The Ellis Act is necessary only in the jurisdictions that have some form of local rental control ordinance in place. It includes substantial protections for tenants (a one-year notice and large relocation fees) and ensures that landlords don’t use the law as a means to subvert rent control.

For instance, if the building is converted to ownership housing, the city can prohibit the owner from converting the building back to rental housing and rented at higher rents. Also the city can require that if a rental property is demolished and a new one built to take its place, rents on the new accommodations will also be subject to rent control.

In other words, the Ellis Act cannot be used to convert rent control property to market-rate rental housing.

The Ellis Act is rarely used. Data from San Francisco show that it applied to just 107 rental properties in 2020 – or 0.047% of the city’s 226,00 renter-occupied units. And even in these circumstances, the buildings were small. 

Still, there are circumstances in which it provides common-sense protections.

If, as is increasingly common in high-priced real estate markets, a group of people – even current tenants – pool their resources to purchase a small rental property with the intent of living there, the Ellis Act enables the landlord to sell it to them and allows them to move in.

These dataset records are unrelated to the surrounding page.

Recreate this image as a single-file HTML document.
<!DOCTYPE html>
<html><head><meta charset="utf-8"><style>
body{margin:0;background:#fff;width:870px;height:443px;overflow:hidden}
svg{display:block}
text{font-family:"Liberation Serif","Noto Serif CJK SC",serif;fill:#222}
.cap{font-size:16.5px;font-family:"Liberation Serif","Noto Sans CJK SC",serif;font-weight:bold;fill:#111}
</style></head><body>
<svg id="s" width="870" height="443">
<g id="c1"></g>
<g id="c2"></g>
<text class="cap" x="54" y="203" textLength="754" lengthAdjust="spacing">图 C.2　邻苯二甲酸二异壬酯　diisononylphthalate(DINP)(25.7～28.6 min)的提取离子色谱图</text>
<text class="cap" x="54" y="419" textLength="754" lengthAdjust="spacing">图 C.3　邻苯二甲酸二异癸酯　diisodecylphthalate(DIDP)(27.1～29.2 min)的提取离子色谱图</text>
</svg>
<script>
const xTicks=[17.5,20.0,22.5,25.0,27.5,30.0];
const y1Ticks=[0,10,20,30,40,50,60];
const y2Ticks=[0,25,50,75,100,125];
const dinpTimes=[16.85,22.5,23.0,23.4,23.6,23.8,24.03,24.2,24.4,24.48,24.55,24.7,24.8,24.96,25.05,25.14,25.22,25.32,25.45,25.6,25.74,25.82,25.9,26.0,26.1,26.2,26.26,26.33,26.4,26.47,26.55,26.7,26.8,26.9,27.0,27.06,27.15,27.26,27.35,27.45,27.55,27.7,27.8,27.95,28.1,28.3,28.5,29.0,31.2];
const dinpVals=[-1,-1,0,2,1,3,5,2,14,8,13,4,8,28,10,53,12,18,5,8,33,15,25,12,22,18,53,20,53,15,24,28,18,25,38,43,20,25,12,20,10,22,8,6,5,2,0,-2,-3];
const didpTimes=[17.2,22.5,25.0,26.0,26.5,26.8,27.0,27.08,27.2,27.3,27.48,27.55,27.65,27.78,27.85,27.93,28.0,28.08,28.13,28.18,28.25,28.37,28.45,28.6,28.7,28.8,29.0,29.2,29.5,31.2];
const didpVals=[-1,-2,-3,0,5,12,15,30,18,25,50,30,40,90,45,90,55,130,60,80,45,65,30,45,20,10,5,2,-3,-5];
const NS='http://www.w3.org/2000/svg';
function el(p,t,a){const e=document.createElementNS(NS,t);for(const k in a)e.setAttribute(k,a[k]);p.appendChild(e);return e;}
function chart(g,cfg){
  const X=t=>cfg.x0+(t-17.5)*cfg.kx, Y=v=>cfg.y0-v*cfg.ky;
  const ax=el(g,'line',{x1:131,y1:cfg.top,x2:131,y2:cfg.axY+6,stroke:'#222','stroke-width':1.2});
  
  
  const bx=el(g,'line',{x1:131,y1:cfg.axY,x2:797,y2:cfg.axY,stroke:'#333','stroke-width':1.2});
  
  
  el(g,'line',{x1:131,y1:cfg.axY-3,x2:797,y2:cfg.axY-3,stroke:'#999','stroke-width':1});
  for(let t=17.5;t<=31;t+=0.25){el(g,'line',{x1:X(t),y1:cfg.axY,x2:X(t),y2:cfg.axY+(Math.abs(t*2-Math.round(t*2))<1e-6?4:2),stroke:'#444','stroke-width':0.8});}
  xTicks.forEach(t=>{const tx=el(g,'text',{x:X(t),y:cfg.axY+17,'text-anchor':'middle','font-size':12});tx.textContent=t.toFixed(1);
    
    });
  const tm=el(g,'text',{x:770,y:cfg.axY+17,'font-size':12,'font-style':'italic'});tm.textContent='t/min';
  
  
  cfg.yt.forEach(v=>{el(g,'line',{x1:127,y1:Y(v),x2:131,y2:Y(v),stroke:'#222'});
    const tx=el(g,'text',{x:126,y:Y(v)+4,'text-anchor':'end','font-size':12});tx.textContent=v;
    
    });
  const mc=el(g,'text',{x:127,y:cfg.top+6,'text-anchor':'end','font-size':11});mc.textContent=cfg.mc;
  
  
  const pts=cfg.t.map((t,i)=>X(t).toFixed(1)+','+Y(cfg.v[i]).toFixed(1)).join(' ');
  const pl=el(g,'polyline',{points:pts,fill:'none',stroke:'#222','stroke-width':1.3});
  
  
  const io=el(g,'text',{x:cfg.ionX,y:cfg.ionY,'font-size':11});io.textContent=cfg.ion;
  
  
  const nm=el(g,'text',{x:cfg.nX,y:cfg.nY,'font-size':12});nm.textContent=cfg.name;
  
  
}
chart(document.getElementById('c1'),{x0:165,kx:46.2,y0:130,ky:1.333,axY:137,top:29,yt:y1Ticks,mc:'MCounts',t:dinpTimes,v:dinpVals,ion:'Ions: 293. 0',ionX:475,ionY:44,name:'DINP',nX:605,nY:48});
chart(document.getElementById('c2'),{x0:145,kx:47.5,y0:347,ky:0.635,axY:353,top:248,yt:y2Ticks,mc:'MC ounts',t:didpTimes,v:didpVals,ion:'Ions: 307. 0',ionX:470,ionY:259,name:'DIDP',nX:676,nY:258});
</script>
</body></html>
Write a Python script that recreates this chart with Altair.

If a family wants to combine two or three smaller units that they own into a larger one to accommodate parents or extended family, the Ellis Act makes that possible.

If these scenarios seem far-fetched because your idea of rental housing is a high-rise apartment building or a sprawling apartment complex, it’s time to broaden that vision. The Department of Housing and Urban Development reports that 48% of rental units nationwide are properties with four units or less.

A bill that sought to weaken the Ellis Act and again open the door to illogical restrictions was wisely allowed to die in the Assembly last month.

The fact that this ill-thought-out bill was able to reach the floor of the Assembly is testament to the extreme frustration Californians are feeling about a broken housing market that has pushed the price of ownership out of reach for so many, driven rental rates higher and produced a surge of homelessness that is overwhelming our cities.

This bill would have done nothing to alleviate any of that.

It’s crazy that we need a law to protect building owners who need to exit the rental market in rent control cities. We wouldn’t need a law like this if state and local lawmakers focused on the urgent work of actually addressing California’s housing crisis – taking actions that would spur construction of new housing stock, promote affordable housing and create shelter for those who have no homes.